Oakland. The roof and walls around Washington Spring date from the 1875 construction of the otherwise long-gone Oakland Hotel, whose publicists may have invented the “tradition” that George Washington drank (water) there. A 1900 tourist guide put it best: “It never has been successfully denied that Gen. George Washington did not drink of this spring.” See Browne, Allen C. “Tradition of Washington Spring.” The Historical Marker Database. 25 September 2013. Last updated 18 July 2020. https://www.hmdb.org/m.asp?m=68806
Oakland. The first telephone line in Garrett County was installed in 1883 by Alexander Graham Bell himself. It connected two palatial resort hotels owned by the B&O Railroad: the Oakland Hotel and the Deer Park Hotel, both long gone. See Feldstein, Albert L. Garrett County. Postcard History Series. Charleston, South Carolina: Arcadia Publishing, 2006. Page 31.
Oakland. When voters rejected a bond issue to build a new school, the county built one anyway, at the corner of Centre and Wilson streets. Upon completion in 1894, it had cost $12,512.45, about $465,000 in today’s dollars—a bargain price that left almost nothing in the coffers to pay teachers. As a result, that year’s school term lasted only six weeks. See Feldstein, Albert L. Garrett County. Postcard History Series. Charleston, South Carolina: Arcadia Publishing, 2006. Page 21.
Oakland. The original Garrett County Jail, built in 1913 and demolished in the late 1970s, had crenellated stone walls and looked like a medieval castle. See Feldstein, Albert L. Garrett County. Postcard History Series. Charleston, South Carolina: Arcadia Publishing, 2006. Page 13.
Oakland. The handwriting on a postcard from Oakland, dated November 16, 1920: “Hello Cara. We got here OK. Was two hours and forty minutes coming. Never changed gears. All was well. Didn’t get a bit cold. Stephen.” See Feldstein, Albert L. Garrett County. Postcard History Series. Charleston, South Carolina: Arcadia Publishing, 2006. Page 34.

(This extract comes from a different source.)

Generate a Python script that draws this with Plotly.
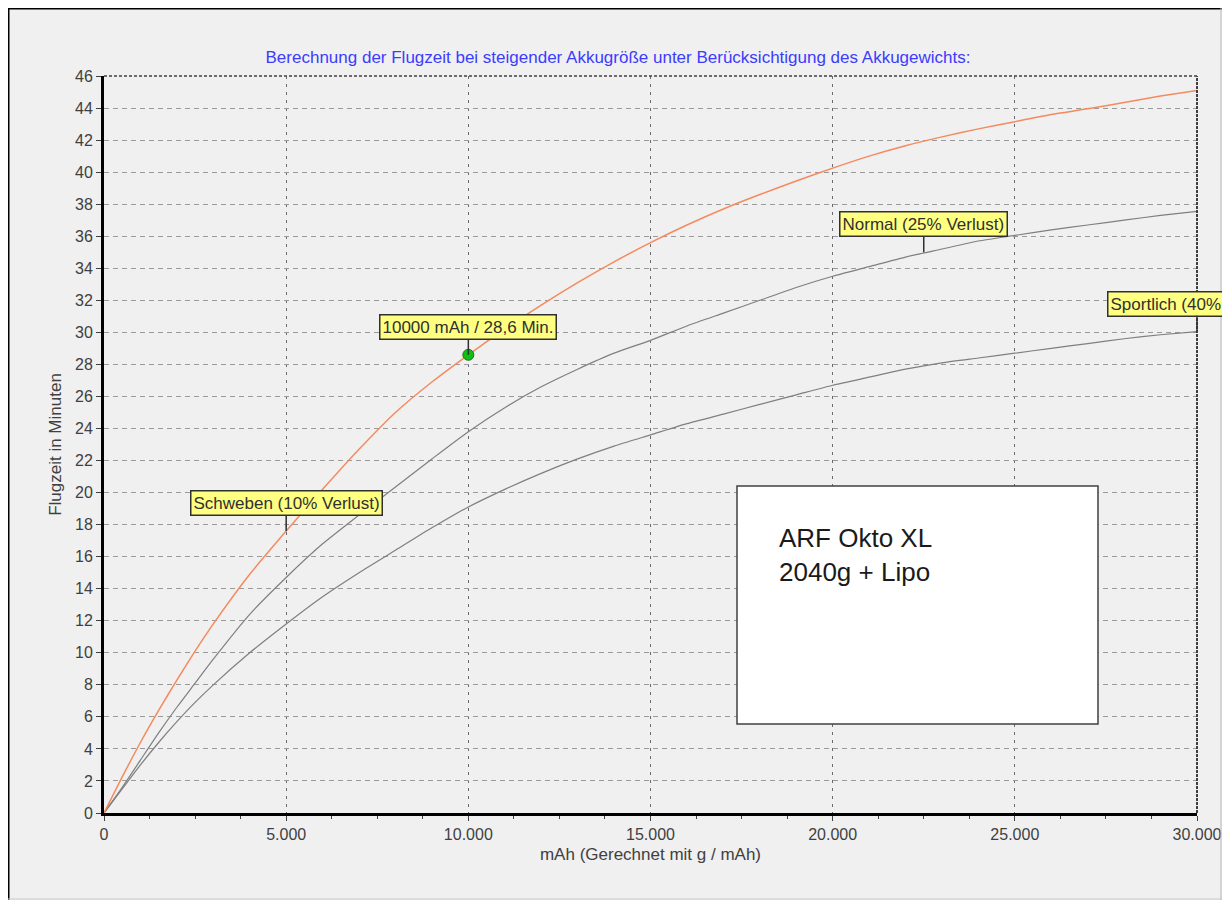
import plotly.graph_objects as go

# ---- data ----
mah = [0, 500, 1000, 1500, 2000, 2500, 3000, 4000, 5000, 6000, 7000, 8000, 9000, 10000,
       11000, 12000, 13000, 14000, 15000, 16000, 17000, 18000, 19000, 20000,
       21000, 22000, 23000, 24000, 25000, 26000, 27000, 28000, 29000, 30000]
schweben = [0, 2.25, 4.4, 6.4, 8.3, 10.1, 11.8, 14.9, 17.6, 20.2, 22.7, 25.0, 26.9, 28.6,
            30.2, 31.7, 33.1, 34.4, 35.6, 36.7, 37.7, 38.6, 39.45, 40.25,
            41.0, 41.65, 42.2, 42.7, 43.15, 43.6, 43.95, 44.35, 44.75, 45.1]
normal = [0, 1.6, 3.3, 5.0, 6.6, 8.1, 9.6, 12.4, 14.7, 16.8, 18.6, 20.35, 22.1, 23.8,
          25.3, 26.6, 27.7, 28.7, 29.5, 30.4, 31.2, 32.0, 32.8, 33.5,
          34.1, 34.7, 35.2, 35.7, 36.05, 36.4, 36.7, 37.0, 37.3, 37.55]
sportlich = [0, 1.5, 3.0, 4.4, 5.7, 6.9, 8.0, 10.0, 11.8, 13.5, 15.0, 16.4, 17.8, 19.1,
             20.2, 21.2, 22.1, 22.9, 23.6, 24.3, 24.9, 25.5, 26.1, 26.7,
             27.2, 27.7, 28.1, 28.4, 28.7, 29.0, 29.3, 29.6, 29.85, 30.05]

marker_x = [10000]
marker_y = [28.6]

x_tickvals = [0, 5000, 10000, 15000, 20000, 25000, 30000]
x_ticktext = ["0", "5.000", "10.000", "15.000", "20.000", "25.000", "30.000"]
y_tickvals = list(range(0, 47, 2))

labels = [
    ("Schweben (10% Verlust)", 5000, 17.6),
    ("10000 mAh / 28,6 Min.", 10000, 28.6),
    ("Normal (25% Verlust)", 22500, 35.0),
    ("Sportlich (40% Verlust)", 30000, 30.05),
]

title = "Berechnung der Flugzeit bei steigender Akkugröße unter Berücksichtigung des Akkugewichts:"
xtitle = "mAh (Gerechnet mit g / mAh)"
ytitle = "Flugzeit in Minuten"
info = "ARF Okto XL<br>2040g + Lipo"

FONT = "Liberation Sans, Arial, sans-serif"

# page offset (body margin) = 8 px
OFF = 8
W, H = 1214, 892
L, T = 104 - OFF, 76 - OFF
R = W - (1197 - OFF)
B = H - (813 - OFF)
pw, ph = W - L - R, H - T - B


def px2x(px):
    return (px - OFF - L) / pw


def py2y(py):
    return (H - B - (py - OFF)) / ph


fig = go.Figure()
fig.add_trace(go.Scatter(x=mah, y=sportlich, mode="lines",
                         line=dict(color="#7f7f7f", width=1.2, shape="spline", smoothing=0.6),
                         cliponaxis=False))
fig.add_trace(go.Scatter(x=mah, y=normal, mode="lines",
                         line=dict(color="#7f7f7f", width=1.2, shape="spline", smoothing=0.6),
                         cliponaxis=False))
fig.add_trace(go.Scatter(x=mah, y=schweben, mode="lines",
                         line=dict(color="#f58a5e", width=1.5, shape="spline", smoothing=0.6),
                         cliponaxis=False))
fig.add_trace(go.Scatter(x=marker_x, y=marker_y, mode="markers",
                         marker=dict(color="#10c010", size=11,
                                     line=dict(color="#2a6a2a", width=1)),
                         cliponaxis=False))

shapes = []
# outer page frame (figure edges)
shapes.append(dict(type="line", xref="paper", yref="paper", x0=px2x(OFF + 0.75), x1=px2x(OFF + 0.75),
                   y0=py2y(OFF), y1=py2y(OFF + H), line=dict(color="#000000", width=1.5)))
shapes.append(dict(type="line", xref="paper", yref="paper", x0=px2x(OFF), x1=px2x(OFF + W),
                   y0=py2y(OFF + 0.75), y1=py2y(OFF + 0.75), line=dict(color="#000000", width=1.5)))
shapes.append(dict(type="line", xref="paper", yref="paper", x0=px2x(OFF + W - 1), x1=px2x(OFF + W - 1),
                   y0=py2y(OFF), y1=py2y(OFF + H), line=dict(color="#b8b8b8", width=1)))
shapes.append(dict(type="line", xref="paper", yref="paper", x0=px2x(OFF), x1=px2x(OFF + W),
                   y0=py2y(OFF + H - 1), y1=py2y(OFF + H - 1), line=dict(color="#c8c8c8", width=1)))
# top & right dashed plot border
shapes.append(dict(type="line", xref="paper", yref="paper", x0=0, x1=1, y0=1, y1=1,
                   line=dict(color="#404040", width=1.5, dash="3px,2px")))
shapes.append(dict(type="line", xref="paper", yref="paper", x0=1, x1=1, y0=0, y1=1,
                   line=dict(color="#404040", width=2, dash="3px,1px")))
# info box
shapes.append(dict(type="rect", xref="paper", yref="paper",
                   x0=px2x(737), x1=px2x(1098), y0=py2y(724), y1=py2y(486),
                   fillcolor="#ffffff", line=dict(color="#404040", width=1.5), layer="above"))

annotations = []
for text, lx, ly in labels:
    annotations.append(dict(x=lx, y=ly, xref="x", yref="y", text=text, showarrow=True,
                            arrowhead=0, arrowwidth=1.5, arrowcolor="#303030",
                            ax=0, ay=-28, bgcolor="#ffff80", bordercolor="#303030",
                            borderwidth=1.5, borderpad=2,
                            font=dict(family=FONT, size=17, color="#303030")))
annotations.append(dict(x=px2x(777), y=py2y(555), xref="paper", yref="paper", text=info,
                        showarrow=False, xanchor="left", yanchor="middle", align="left",
                        font=dict(family=FONT, size=26, color="#1a1a1a")))

fig.update_layout(
    width=W, height=H,
    autosize=False,
    margin=dict(l=L, r=R, t=T, b=B, autoexpand=False),
    paper_bgcolor="#f0f0f0",
    plot_bgcolor="#f0f0f0",
    showlegend=False,
    font=dict(family=FONT, size=16, color="#404040"),
    title=dict(text=title, x=(618 - OFF) / W, xanchor="center", y=1 - (57 - OFF) / H, yanchor="middle",
               font=dict(family=FONT, size=17, color="#3c3cff")),
    shapes=shapes,
    annotations=annotations,
    xaxis=dict(range=[0, 30000], tickvals=x_tickvals, ticktext=x_ticktext,
               automargin=False,
               showline=True, linecolor="#000000", linewidth=3,
               ticks="outside", ticklen=5, tickcolor="#404040",
               minor=dict(dtick=1250, ticks="outside", ticklen=3, tickcolor="#404040", showgrid=False),
               showgrid=True, gridcolor="#6a6a6a", griddash="3px,5px", gridwidth=1,
               zeroline=False,
               tickfont=dict(family=FONT, size=16, color="#404040"),
               title=dict(text=xtitle, standoff=6,
                          font=dict(family=FONT, size=17, color="#404040"))),
    yaxis=dict(range=[0, 46], tickvals=y_tickvals,
               automargin=False,
               showline=True, linecolor="#000000", linewidth=3,
               ticks="outside", ticklen=5, tickcolor="#404040",
               showgrid=True, gridcolor="#9a9a9a", griddash="5px,4px", gridwidth=1,
               zeroline=False,
               tickfont=dict(family=FONT, size=16, color="#404040"),
               title=dict(text=ytitle, standoff=10,
                          font=dict(family=FONT, size=17, color="#404040"))),
)

fig.write_html("out.html")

Oakland. In 1949, for Oakland’s sesquicentennial—that is, 150th anniversary—a giant birthday cake was built on the courthouse lawn. “The cake took three weeks to build, stood over 12 feet high, and consisted of 700 feet of lumber, 250 feet of chicken wire, a ton of newspaper for papier-mache, and 25 gallons of paint.” It was quite inedible. See Feldstein, Albert L. Garrett County. Postcard History Series. Charleston, South Carolina: Arcadia Publishing, 2006. Page 14.
Oakland. Rotary Park has a detailed historical marker about the Chesapeake Bay watershed, informative but unfortunately placed: Western Garrett County, Oakland included, is west of the Eastern Continental Divide and therefore the only part of Maryland that does not drain into the bay. It drains ultimately into the Gulf of Mexico instead. Local wits say that Garrett Countians are so Republican that they deny Baltimore even their runoff. See “MaryLandscapes.” The Historical Marker Database. 17 Aug. 2006; rev. 14 July 2019. https://www.hmdb.org/m.asp?m=486
Redhouse. As Garrett County wind chills reached minus 40 in December 1993, the state Department of Natural Resources received more than 100 calls about migrating loons trapped in pond ice. On Wednesday, Dec. 29, a 38-year-old DNR employee attempted a solo rescue of a loon in a farm pond on U.S. 50, but his canoe overturned before he could reach the bird, and he was in the frigid water for 30 minutes before a passer-by pulled him out. He died in the hospital that night. The employee who sacrificed himself for a loon was not a park ranger but a mechanic; because of the holiday, he was the only person in the Mount Nebo office when the call came in. See Sterling, TaNoah V. “Wildlife worker dies trying to save bird.” The Baltimore Sun. 2 Jan. 1994. Page 6B. Accessed via Ort Library’s ProQuest newspaper database.